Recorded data
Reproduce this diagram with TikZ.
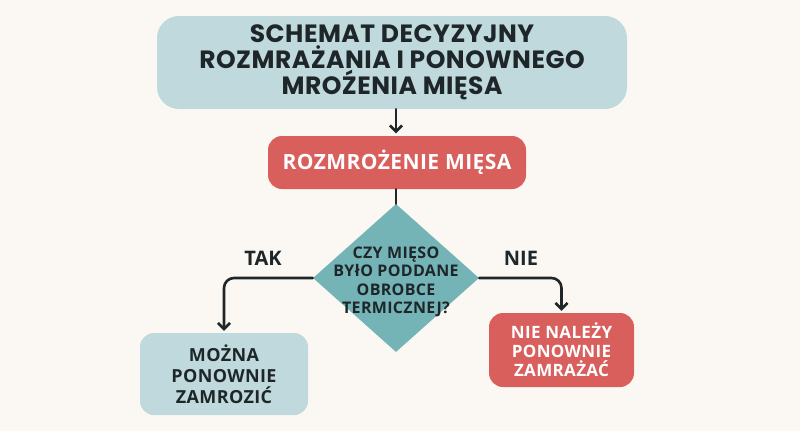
\documentclass[tikz,border=0pt]{standalone}
\usepackage{fontspec}
\setmainfont{Open Sans}
\newfontfamily\titlefont[LetterSpace=2]{Poppins}
\newfontfamily\spaced[LetterSpace=2]{Open Sans}
\usetikzlibrary{arrows.meta,shapes.geometric}
\definecolor{bg}{HTML}{FBF8F3}
\definecolor{lblue}{HTML}{BFD9DC}
\definecolor{lred}{HTML}{D95F5D}
\definecolor{teal}{HTML}{74B3B6}
\definecolor{ink}{HTML}{1E2629}
\tikzset{
  box/.style={rectangle, rounded corners=14pt, inner sep=0pt, align=center, font=\bfseries},
  conn/.style={line width=2.6pt, draw=ink, line cap=round, line join=round},
  arr/.style={conn, -{Straight Barb[length=6pt, width=12pt, line width=2.6pt]}},
  lbl/.style={font=\bfseries\fontsize{20}{22}\selectfont, text=ink}
}
\begin{document}
\begin{tikzpicture}[x=1pt, y=-1pt]
\useasboundingbox (0,0) rectangle (800,431);
\fill[bg] (0,0) rectangle (800,431);
\node[box, fill=lblue, rounded corners=22pt, minimum width=470pt, minimum height=93pt, text=ink,
  font=\titlefont\bfseries\fontsize{25}{26}\selectfont] (title) at (392,62.5)
  {SCHEMAT DECYZYJNY\\ROZMRAŻANIA I PONOWNEGO\\MROŹENIA MIĘSA};
\node[box, fill=lred, minimum width=258pt, minimum height=53pt, text=white,
  font=\spaced\bfseries\fontsize{21}{24}\selectfont] (red) at (397,162.5) {ROZMROŻENIE MIĘSA};
\node[diamond, fill=teal, inner sep=0pt, minimum width=166pt, minimum height=148pt] (d) at (396,278) {};
\node[align=center, text=ink, yshift=-4pt, font=\spaced\bfseries\fontsize{16}{18.5}\selectfont] (dtext) at (d.center)
  {CZY MIĘSO\\BYłO PODDANE\\OBROBCE\\TERMICZNEJ?};
\node[box, fill=lblue, minimum width=168pt, minimum height=82pt, text=ink,
  font=\spaced\bfseries\fontsize{18}{21}\selectfont] (yes) at (224,374) {MOŻNA\\PONOWNIE\\ZAMROZIĆ};
\node[box, fill=lred, minimum width=145pt, minimum height=74pt, text=white,
  font=\spaced\bfseries\fontsize{17}{19}\selectfont] (no) at (561.5,350) {NIE NALEŻY\\PONOWNIE\\ZAMRAŻAĆ};
\node[lbl] (tak) at (263,258) {TAK};
\node[lbl] (nie) at (521,258) {NIE};
\draw[arr, shorten >=2.5pt] (title.south -| d.north) -- (red.north -| d.north);
\draw[conn] (red.south -| d.north) -- (d.north);
\draw[arr, rounded corners=10pt, shorten >=2pt] (d.west) -| (yes.north);
\draw[arr, rounded corners=10pt, shorten >=2pt] (d.east) -| (no.north);
\end{tikzpicture}
\end{document}
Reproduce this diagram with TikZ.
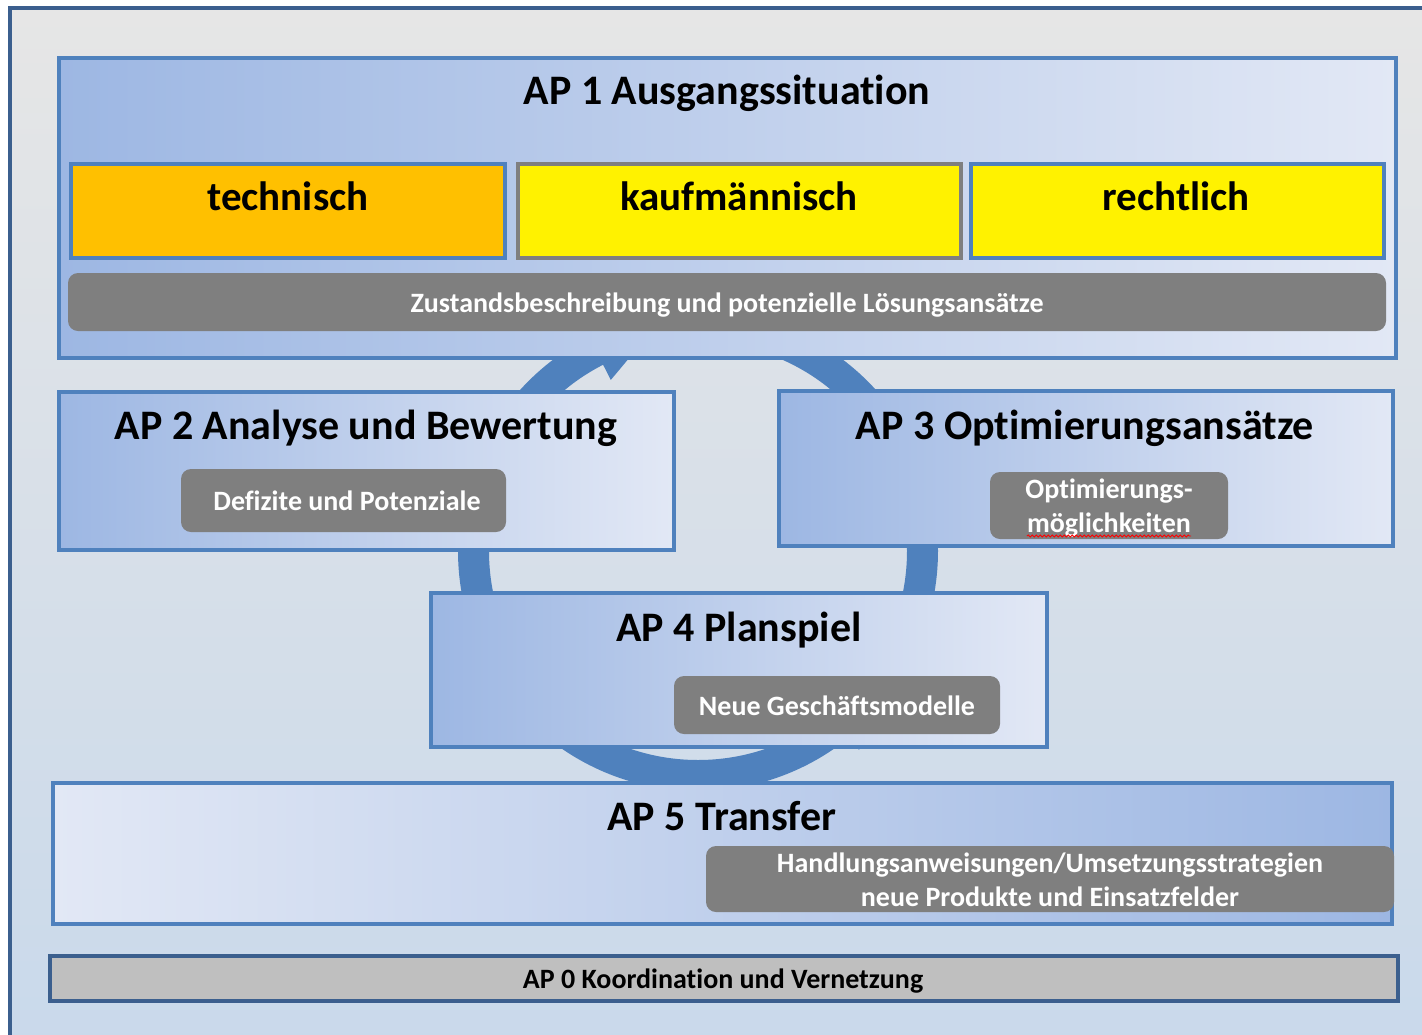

- [Written instruction]:
Omit every image. Quote each record exactly.

- [Result]:
Reproduce this diagram with TikZ.
\documentclass[tikz,border=0pt]{standalone}
\usepackage{fontspec}
\setmainfont{Open Sans}
\newfontfamily\titlefont[LetterSpace=2]{Poppins}
\newfontfamily\spaced[LetterSpace=2]{Open Sans}
\usetikzlibrary{arrows.meta,shapes.geometric}
\definecolor{bg}{HTML}{FBF8F3}
\definecolor{lblue}{HTML}{BFD9DC}
\definecolor{lred}{HTML}{D95F5D}
\definecolor{teal}{HTML}{74B3B6}
\definecolor{ink}{HTML}{1E2629}
\tikzset{
  box/.style={rectangle, rounded corners=14pt, inner sep=0pt, align=center, font=\bfseries},
  conn/.style={line width=2.6pt, draw=ink, line cap=round, line join=round},
  arr/.style={conn, -{Straight Barb[length=6pt, width=12pt, line width=2.6pt]}},
  lbl/.style={font=\bfseries\fontsize{20}{22}\selectfont, text=ink}
}
\begin{document}
\begin{tikzpicture}[x=1pt, y=-1pt]
\useasboundingbox (0,0) rectangle (800,431);
\fill[bg] (0,0) rectangle (800,431);
\node[box, fill=lblue, rounded corners=22pt, minimum width=470pt, minimum height=93pt, text=ink,
  font=\titlefont\bfseries\fontsize{25}{26}\selectfont] (title) at (392,62.5)
  {SCHEMAT DECYZYJNY\\ROZMRAŻANIA I PONOWNEGO\\MROŹENIA MIĘSA};
\node[box, fill=lred, minimum width=258pt, minimum height=53pt, text=white,
  font=\spaced\bfseries\fontsize{21}{24}\selectfont] (red) at (397,162.5) {ROZMROŻENIE MIĘSA};
\node[diamond, fill=teal, inner sep=0pt, minimum width=166pt, minimum height=148pt] (d) at (396,278) {};
\node[align=center, text=ink, yshift=-4pt, font=\spaced\bfseries\fontsize{16}{18.5}\selectfont] (dtext) at (d.center)
  {CZY MIĘSO\\BYłO PODDANE\\OBROBCE\\TERMICZNEJ?};
\node[box, fill=lblue, minimum width=168pt, minimum height=82pt, text=ink,
  font=\spaced\bfseries\fontsize{18}{21}\selectfont] (yes) at (224,374) {MOŻNA\\PONOWNIE\\ZAMROZIĆ};
\node[box, fill=lred, minimum width=145pt, minimum height=74pt, text=white,
  font=\spaced\bfseries\fontsize{17}{19}\selectfont] (no) at (561.5,350) {NIE NALEŻY\\PONOWNIE\\ZAMRAŻAĆ};
\node[lbl] (tak) at (263,258) {TAK};
\node[lbl] (nie) at (521,258) {NIE};
\draw[arr, shorten >=2.5pt] (title.south -| d.north) -- (red.north -| d.north);
\draw[conn] (red.south -| d.north) -- (d.north);
\draw[arr, rounded corners=10pt, shorten >=2pt] (d.west) -| (yes.north);
\draw[arr, rounded corners=10pt, shorten >=2pt] (d.east) -| (no.north);
\end{tikzpicture}
\end{document}
Reproduce this diagram with TikZ.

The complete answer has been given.